By now, everyone knows the Bus's dramatic story: In his 13th year in the NFL the Steelers running back—who won millions of fans with his diesel-like power, his Average Joe paunch and, above all, his what-you-see-is-what-you-get personality—was on the verge of retirement, having come back in 2005 for one last shot at a Super Bowl ring, the one thing that had eluded him in his storied career. The Steelers, of course, got hot and rode the Bus to a win in Super Bowl XL.

DRIVING HOME
Jerome Bettis
Triumph Books, $29.95

It's no wonder that this photographic record of Bettis's championship season debuted on The New York Times' best-seller list: Not even a crankypants like Bill Parcells could look at these photographs— Bettis in a playful Ben Roethlisberger headlock, or the Bus lying on the couch at home cradling his one-year-old daughter, Jada—without cracking a smile. The text that accompanies the pictures is mundane, but it seems safe to say that fans of the Bus are not waiting breathlessly for his philosophical musings. I f you love the Bus, you will love this book. And if you don't love the Bus, you don't love football.

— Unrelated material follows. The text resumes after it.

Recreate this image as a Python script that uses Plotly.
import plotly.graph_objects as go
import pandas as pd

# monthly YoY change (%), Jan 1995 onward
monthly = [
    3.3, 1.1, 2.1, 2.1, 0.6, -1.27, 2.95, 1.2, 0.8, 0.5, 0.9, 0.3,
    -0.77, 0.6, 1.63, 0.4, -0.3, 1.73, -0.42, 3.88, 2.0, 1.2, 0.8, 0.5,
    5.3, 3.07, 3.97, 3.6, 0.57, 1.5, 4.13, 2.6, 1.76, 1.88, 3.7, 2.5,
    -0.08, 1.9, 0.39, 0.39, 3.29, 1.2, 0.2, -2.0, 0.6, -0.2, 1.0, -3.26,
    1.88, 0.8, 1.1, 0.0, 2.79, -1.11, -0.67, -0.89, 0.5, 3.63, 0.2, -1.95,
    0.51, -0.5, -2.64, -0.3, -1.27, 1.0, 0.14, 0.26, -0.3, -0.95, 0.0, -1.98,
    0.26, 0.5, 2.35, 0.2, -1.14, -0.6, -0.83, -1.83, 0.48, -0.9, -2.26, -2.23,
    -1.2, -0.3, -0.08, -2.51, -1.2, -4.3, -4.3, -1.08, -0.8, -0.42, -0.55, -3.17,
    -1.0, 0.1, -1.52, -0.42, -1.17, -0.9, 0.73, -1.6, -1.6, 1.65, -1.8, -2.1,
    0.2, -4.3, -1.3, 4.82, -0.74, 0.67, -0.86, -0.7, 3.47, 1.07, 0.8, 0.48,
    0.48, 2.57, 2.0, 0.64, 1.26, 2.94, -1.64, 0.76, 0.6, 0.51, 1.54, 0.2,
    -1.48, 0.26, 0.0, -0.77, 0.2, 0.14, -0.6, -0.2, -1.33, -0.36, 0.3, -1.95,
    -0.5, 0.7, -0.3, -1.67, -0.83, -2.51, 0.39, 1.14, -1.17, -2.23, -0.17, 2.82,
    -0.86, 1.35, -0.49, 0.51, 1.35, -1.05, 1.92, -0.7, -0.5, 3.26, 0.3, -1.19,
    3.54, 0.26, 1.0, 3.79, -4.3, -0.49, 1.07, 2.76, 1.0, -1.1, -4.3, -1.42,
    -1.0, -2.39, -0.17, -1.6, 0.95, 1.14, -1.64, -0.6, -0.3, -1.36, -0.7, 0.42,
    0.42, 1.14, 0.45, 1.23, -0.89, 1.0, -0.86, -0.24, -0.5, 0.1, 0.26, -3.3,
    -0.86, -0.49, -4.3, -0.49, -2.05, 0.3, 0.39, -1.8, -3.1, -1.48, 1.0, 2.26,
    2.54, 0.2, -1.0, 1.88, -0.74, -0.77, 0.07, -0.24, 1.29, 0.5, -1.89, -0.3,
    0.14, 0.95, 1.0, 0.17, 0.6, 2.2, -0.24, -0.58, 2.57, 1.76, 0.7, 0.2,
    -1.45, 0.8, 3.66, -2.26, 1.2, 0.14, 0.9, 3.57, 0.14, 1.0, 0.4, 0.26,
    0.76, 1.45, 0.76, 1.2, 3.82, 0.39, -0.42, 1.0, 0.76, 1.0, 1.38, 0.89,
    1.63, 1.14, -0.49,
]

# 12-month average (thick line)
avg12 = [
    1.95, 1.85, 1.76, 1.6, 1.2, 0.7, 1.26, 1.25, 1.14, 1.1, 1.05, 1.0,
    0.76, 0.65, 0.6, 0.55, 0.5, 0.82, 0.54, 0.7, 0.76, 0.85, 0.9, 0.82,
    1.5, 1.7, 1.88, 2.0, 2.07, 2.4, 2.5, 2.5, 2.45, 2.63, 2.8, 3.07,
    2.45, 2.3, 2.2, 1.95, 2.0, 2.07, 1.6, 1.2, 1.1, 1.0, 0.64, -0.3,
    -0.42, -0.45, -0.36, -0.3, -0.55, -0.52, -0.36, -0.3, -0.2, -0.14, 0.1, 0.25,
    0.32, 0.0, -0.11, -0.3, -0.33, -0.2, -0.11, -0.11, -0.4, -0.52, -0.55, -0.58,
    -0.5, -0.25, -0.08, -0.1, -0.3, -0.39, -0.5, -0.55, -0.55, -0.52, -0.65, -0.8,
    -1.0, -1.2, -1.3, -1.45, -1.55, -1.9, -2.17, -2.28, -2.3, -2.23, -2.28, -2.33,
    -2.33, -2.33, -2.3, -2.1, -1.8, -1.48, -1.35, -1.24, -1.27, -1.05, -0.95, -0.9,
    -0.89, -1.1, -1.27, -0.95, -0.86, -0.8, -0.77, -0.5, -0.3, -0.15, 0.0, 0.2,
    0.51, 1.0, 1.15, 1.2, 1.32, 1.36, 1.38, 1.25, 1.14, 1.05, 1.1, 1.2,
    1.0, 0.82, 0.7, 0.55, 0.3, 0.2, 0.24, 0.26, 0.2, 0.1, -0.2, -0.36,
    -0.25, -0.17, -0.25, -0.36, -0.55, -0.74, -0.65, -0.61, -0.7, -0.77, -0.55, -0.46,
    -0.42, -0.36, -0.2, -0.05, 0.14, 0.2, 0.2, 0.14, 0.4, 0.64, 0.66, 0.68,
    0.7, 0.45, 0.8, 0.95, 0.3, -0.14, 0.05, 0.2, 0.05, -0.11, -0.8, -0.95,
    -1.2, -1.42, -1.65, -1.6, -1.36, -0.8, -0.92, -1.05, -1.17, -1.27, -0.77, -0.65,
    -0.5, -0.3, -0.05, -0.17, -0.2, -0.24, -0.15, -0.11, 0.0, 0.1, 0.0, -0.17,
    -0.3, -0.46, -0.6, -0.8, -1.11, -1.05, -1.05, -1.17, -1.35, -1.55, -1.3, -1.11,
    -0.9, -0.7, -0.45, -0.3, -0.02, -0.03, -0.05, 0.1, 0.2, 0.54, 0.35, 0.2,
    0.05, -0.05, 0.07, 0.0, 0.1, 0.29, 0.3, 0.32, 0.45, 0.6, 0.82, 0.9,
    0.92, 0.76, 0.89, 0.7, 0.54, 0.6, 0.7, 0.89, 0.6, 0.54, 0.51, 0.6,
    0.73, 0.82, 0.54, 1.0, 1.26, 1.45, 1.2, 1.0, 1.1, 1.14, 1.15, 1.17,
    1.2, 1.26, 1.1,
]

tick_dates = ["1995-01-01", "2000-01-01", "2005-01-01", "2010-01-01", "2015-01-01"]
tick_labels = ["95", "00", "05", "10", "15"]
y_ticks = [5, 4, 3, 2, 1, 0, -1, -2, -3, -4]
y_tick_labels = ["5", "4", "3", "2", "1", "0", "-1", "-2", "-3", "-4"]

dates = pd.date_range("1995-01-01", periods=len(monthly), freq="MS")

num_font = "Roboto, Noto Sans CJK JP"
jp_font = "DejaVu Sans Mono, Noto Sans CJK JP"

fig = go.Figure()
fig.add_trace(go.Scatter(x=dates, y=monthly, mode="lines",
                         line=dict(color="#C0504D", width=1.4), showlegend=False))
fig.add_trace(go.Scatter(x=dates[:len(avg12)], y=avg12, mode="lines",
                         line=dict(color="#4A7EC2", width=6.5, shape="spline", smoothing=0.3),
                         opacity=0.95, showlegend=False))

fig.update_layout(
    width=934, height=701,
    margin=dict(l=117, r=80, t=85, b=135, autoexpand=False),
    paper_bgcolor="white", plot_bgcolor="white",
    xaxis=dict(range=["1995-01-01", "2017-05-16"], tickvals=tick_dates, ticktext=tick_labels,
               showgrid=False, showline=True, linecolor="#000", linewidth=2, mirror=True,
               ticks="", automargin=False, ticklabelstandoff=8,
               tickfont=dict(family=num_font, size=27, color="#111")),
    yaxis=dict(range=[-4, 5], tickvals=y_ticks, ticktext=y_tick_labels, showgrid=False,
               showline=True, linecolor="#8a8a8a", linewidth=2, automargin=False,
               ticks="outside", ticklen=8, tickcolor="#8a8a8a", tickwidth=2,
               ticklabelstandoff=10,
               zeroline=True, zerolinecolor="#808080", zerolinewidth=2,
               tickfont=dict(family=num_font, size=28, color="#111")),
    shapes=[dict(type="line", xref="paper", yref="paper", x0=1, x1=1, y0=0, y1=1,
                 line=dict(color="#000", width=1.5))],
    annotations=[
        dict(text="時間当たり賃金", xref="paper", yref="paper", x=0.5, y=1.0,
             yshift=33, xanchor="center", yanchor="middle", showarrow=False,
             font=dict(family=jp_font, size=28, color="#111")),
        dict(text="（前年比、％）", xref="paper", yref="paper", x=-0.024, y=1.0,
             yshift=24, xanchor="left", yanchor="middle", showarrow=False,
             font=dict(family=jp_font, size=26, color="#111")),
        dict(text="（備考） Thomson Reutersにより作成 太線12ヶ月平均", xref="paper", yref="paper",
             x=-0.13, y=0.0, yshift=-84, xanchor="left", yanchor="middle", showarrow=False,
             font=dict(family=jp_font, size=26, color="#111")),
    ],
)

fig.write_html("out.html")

Then there's the massive volume titled, simply, 106 Yards. It takes a special kind of chutzpah to self-publish a 400-page, eight pound memoir of a forgotten football player...and something far beyond that to charge $125 for the thing. The book—by Al (Hoagy) Carmichael, a running back and kick-return specialist for the Packers and the Broncos from 1953 through 1961, and published by his son, Chris—is a vanity publication through and through, for it is nothing more than the personal reminiscences and scrapbook pictures of a player with no particular claim to football history, save that he once ran back a kickoff for 106 yards (still an NFL record, albeit one that Carmichael shares with two others).

But against all odds, the book is a delight. The photographs, beautifully printed in an oversized format (the open book is more than two feet wide), present the savage violence of classic football with unusual vividness: One shows Carmichael carrying the ball upfield while one of his Packers teammates brazenly trips a 49ers defender.

106 YARDS
Al Carmichael
C&C Publishing, $125

The text is equally absorbing. Using connections he'd made as a USC player, Carmichael worked as an actor and stunt man at the Hollywood studios in the off-season. In Jim Thorpe: All American, he doubled for Burt Lancaster, who played the Native American star. In an anecdote that typifies both the surprise and charm of 106 Yards, Carmichael recalls one day during filming when Thorpe himself appeared on the set. Amazingly, the film's director, Michael Curtiz, hollered over a loudspeaker, "Get that damn Indian off the premises!"

Carmichael proudly recalls that "all the stunt men, ballplayers and other extras reacted by waging a sit-down strike, and Burt was right there among us. We refused to work unless the director allowed Jim Thorpe to stay."

It's a stroke of great fortune that Carmichael and his son have presented his experiences in such a unique and entertaining fashion.